According to a new report from the National Association of Realtors and the Realtors Land Institute, the five states with the largest shares of land sales in 2021 were Texas (14.6 percent), Florida (12.8 percent), California (6.2 percent), Georgia (5.3 percent), and Arizona (5.2 percent).
“Even with rising interest rates, I expect sustained growth in land sales and prices this year, driven particularly by the demand for multifamily and single-family housing needs,” says Lawrence Yun, chief economist at the National Association of Realtors.
Last year, Texas recorded 9,055 land sales, according to the Texas Real Estate Research Center at Texas A&M University. A record-setting 846,347 acres of Texas land changed hands in 2021, up 53 percent from the previous year. That property fetched a record-breaking $3.4 billion, up 97.6 percent compared with 2020.
“It has been a strong seller’s market for ranches and land: Demand has been greater than supply, fueled in part by the pandemic and the urge to be away from urban areas,” according to Dallas-based Briggs Freeman Sotheby’s International Realty, whose ranch and land business posted sales of $371 million last year.
The Realtors’ report shows sales of residential land around the country were up 6.6 percent in 2021 compared with the previous year, and sales of ranchland were up 3.5 percent.
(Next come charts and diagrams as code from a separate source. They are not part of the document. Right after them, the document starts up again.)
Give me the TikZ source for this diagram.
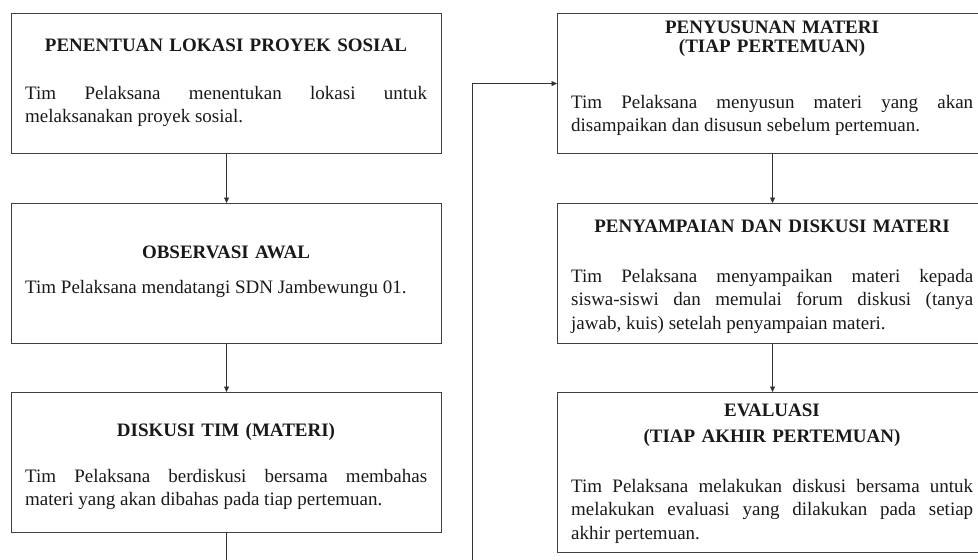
\documentclass[tikz,border=0pt]{standalone}
\usepackage{fontspec}
\setmainfont{Liberation Serif}
\usetikzlibrary{arrows.meta}
\hyphenpenalty=10000
\exhyphenpenalty=10000
\begin{document}
\begin{tikzpicture}[x=1pt,y=-1pt,
  box/.style={draw=black!75, line width=1.1pt, minimum width=430pt, anchor=north west, inner sep=0pt},
  ttl/.style={font=\fontsize{19}{22}\selectfont\bfseries, text width=420pt, align=center, inner sep=0pt, anchor=base, text=black!90},
  body/.style={font=\fontsize{19}{23.5}\selectfont, text width=402pt, align=justify, inner sep=0pt, anchor=base west, text=black!90},
  arr/.style={draw=black!80, line width=0.8pt, -{Triangle[length=5.5pt,width=5pt]}},
]
\useasboundingbox (0,0) rectangle (978,560);
\node[box, minimum height=140pt] (b1) at (11,13) {};
\node[box, minimum height=140pt] (b2) at (11,203) {};
\node[box, minimum height=140pt] (b3) at (11,392) {};
\node[box, minimum height=140pt] (r1) at (557,13) {};
\node[box, minimum height=140pt] (r2) at (557,203) {};
\node[box, minimum height=160pt] (r3) at (557,392) {};

\node[ttl] (t1) at (226,51) {PENENTUAN LOKASI PROYEK SOSIAL};
\node[body] (d1) at (25,99) {Tim Pelaksana menentukan lokasi untuk\linebreak melaksanakan proyek sosial.};
\node[ttl] (t2) at (226,258) {OBSERVASI AWAL};
\node[body] (d2) at (25,293) {Tim Pelaksana mendatangi SDN Jambewungu 01.};
\node[ttl] (t3) at (226,436) {DISKUSI TIM (MATERI)};
\node[body] (d3) at (25,482) {Tim Pelaksana berdiskusi bersama membahas\linebreak materi yang akan dibahas pada tiap pertemuan.};

\node[ttl, font=\fontsize{19}{19.5}\selectfont\bfseries] (t4) at (772,33) {PENYUSUNAN MATERI\\(TIAP PERTEMUAN)};
\node[body] (d4) at (571,108) {Tim Pelaksana menyusun materi yang akan\linebreak disampaikan dan disusun sebelum pertemuan.};
\node[ttl] (t5) at (772,232) {PENYAMPAIAN DAN DISKUSI MATERI};
\node[body] (d5) at (571,282) {Tim Pelaksana menyampaikan materi kepada\linebreak siswa-siswi dan memulai forum diskusi (tanya\linebreak jawab, kuis) setelah penyampaian materi.};
\node[ttl, font=\fontsize{19}{26}\selectfont\bfseries] (t6) at (772,416) {EVALUASI\\(TIAP AKHIR PERTEMUAN)};
\node[body] (d6) at (571,492) {Tim Pelaksana melakukan diskusi bersama untuk\linebreak melakukan evaluasi yang dilakukan pada setiap\linebreak akhir pertemuan.};

\coordinate (lp) at (472,600);
\draw[arr] (b1.south) -- (b2.north);
\draw[arr] (b2.south) -- (b3.north);
\draw[arr] (b3.south) |- (lp) |- (r1.west);
\draw[arr] (r1.south) -- (r2.north);
\draw[arr] (r2.south) -- (r3.north);
\end{tikzpicture}
\end{document}
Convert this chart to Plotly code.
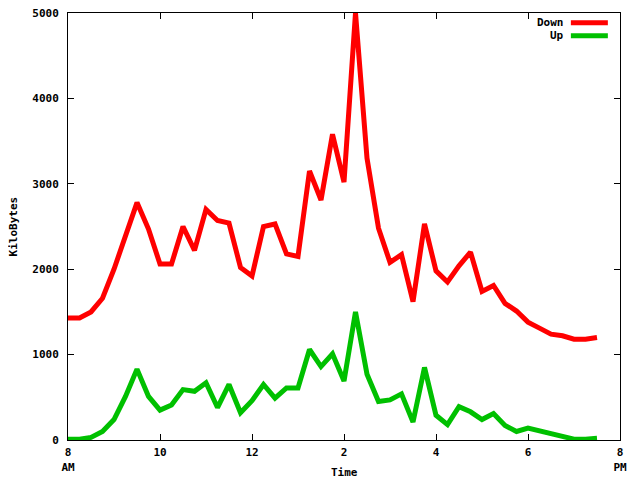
import plotly.graph_objects as go

# Time in hours (15-minute samples, 8:00 AM to 7:30 PM)
hours = [8 + i * 0.25 for i in range(47)]

down = [1430, 1430, 1500, 1660, 2000, 2400, 2780, 2470, 2060, 2060,
        2500, 2220, 2700, 2570, 2540, 2020, 1920, 2500, 2530, 2180,
        2150, 3150, 2810, 3580, 3020, 5000, 3300, 2480, 2080, 2170,
        1620, 2530, 1980, 1850, 2040, 2200, 1740, 1810, 1600, 1510,
        1380, 1310, 1240, 1220, 1180, 1180, 1200]

up = [10, 10, 30, 100, 240, 510, 830, 510, 350, 410,
      590, 570, 670, 380, 650, 320, 460, 650, 490, 610,
      610, 1060, 860, 1010, 690, 1500, 770, 450, 470, 540,
      210, 850, 290, 180, 390, 330, 240, 310, 170, 100,
      140, 110, 70, 50, 10, 10, 20]

x_tick_vals = [8, 10, 12, 14, 16, 18, 20]
x_tick_text = ["8<br>AM", "10", "12", "2", "4", "6", "8<br>PM"]
y_tick_vals = [0, 1000, 2000, 3000, 4000, 5000]

series_names = ["Down", "Up"]
series_colors = ["#ff0000", "#00c000"]

FONT = dict(family="DejaVu Sans Mono", size=11, color="black", weight="bold")

fig = go.Figure()
for name, vals, col in zip(series_names, [down, up], series_colors):
    fig.add_trace(go.Scatter(x=hours, y=vals, mode="lines", name=name,
                             line=dict(color=col, width=5), showlegend=False))

# gnuplot-style legend (text left of sample line)
for i, (name, col) in enumerate(zip(series_names, series_colors)):
    yy = 0.977 - i * 0.030
    fig.add_annotation(x=0.902, y=yy, xref="paper", yref="paper", text=name,
                       showarrow=False, xanchor="right", yanchor="middle",
                       font=FONT)
    fig.add_shape(type="line", xref="paper", yref="paper",
                  x0=0.911, x1=0.978, y0=yy, y1=yy,
                  line=dict(color=col, width=5))

fig.add_annotation(x=0.5, y=-0.075, xref="paper", yref="paper", text="Time",
                   showarrow=False, xanchor="center", yanchor="middle", font=FONT)
fig.add_annotation(x=-0.098, y=0.5, xref="paper", yref="paper", text="KiloBytes",
                   showarrow=False, textangle=-90, xanchor="center",
                   yanchor="middle", font=FONT)

fig.update_layout(
    width=640, height=480,
    margin=dict(l=60, r=28, t=5, b=48),
    plot_bgcolor="white", paper_bgcolor="white",
    font=FONT,
    xaxis=dict(range=[8, 20], tickvals=x_tick_vals, ticktext=x_tick_text,
               ticks="inside", ticklen=6, tickcolor="black", showline=True,
               linecolor="black", linewidth=1, mirror="ticks", showgrid=False,
               zeroline=False, automargin=False, ticklabelstandoff=2,
               ticklabeloverflow="allow"),
    yaxis=dict(range=[0, 5000], tickvals=y_tick_vals,
               ticks="inside", ticklen=6, tickcolor="black", showline=True,
               linecolor="black", linewidth=1, mirror="ticks", showgrid=False,
               zeroline=False, automargin=False, ticklabelstandoff=6,
               ticklabeloverflow="allow"),
)

fig.write_html("out.html")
“This continues to be the most active period in Texas land-market history,” says Charles Gilliland, an economist with the Texas Real Estate Research Center.
Underscoring Gilliland’s observation, Douglas Elliman Realty recently launched Elliman Farm and Ranch, which represents buyers and sellers of land, ranch, and farm properties in Texas and five other states.
The firm says shows like Yellowstone, 1883, and “other romantic depictions of life on the range” have helped spur interest in ranch and farm properties. (Texas' famed 6666 Ranch, recently featured on Yellowstone and reportedly the setting for a spinoff, was recently sold.)
“Given the challenges of the past two years, many of our buyers are looking for more than just a second home — they want the sense of freedom and a deeper connection with the land that farm and ranch properties offer,” says Scott Durkin, CEO of Douglas Elliman Realty.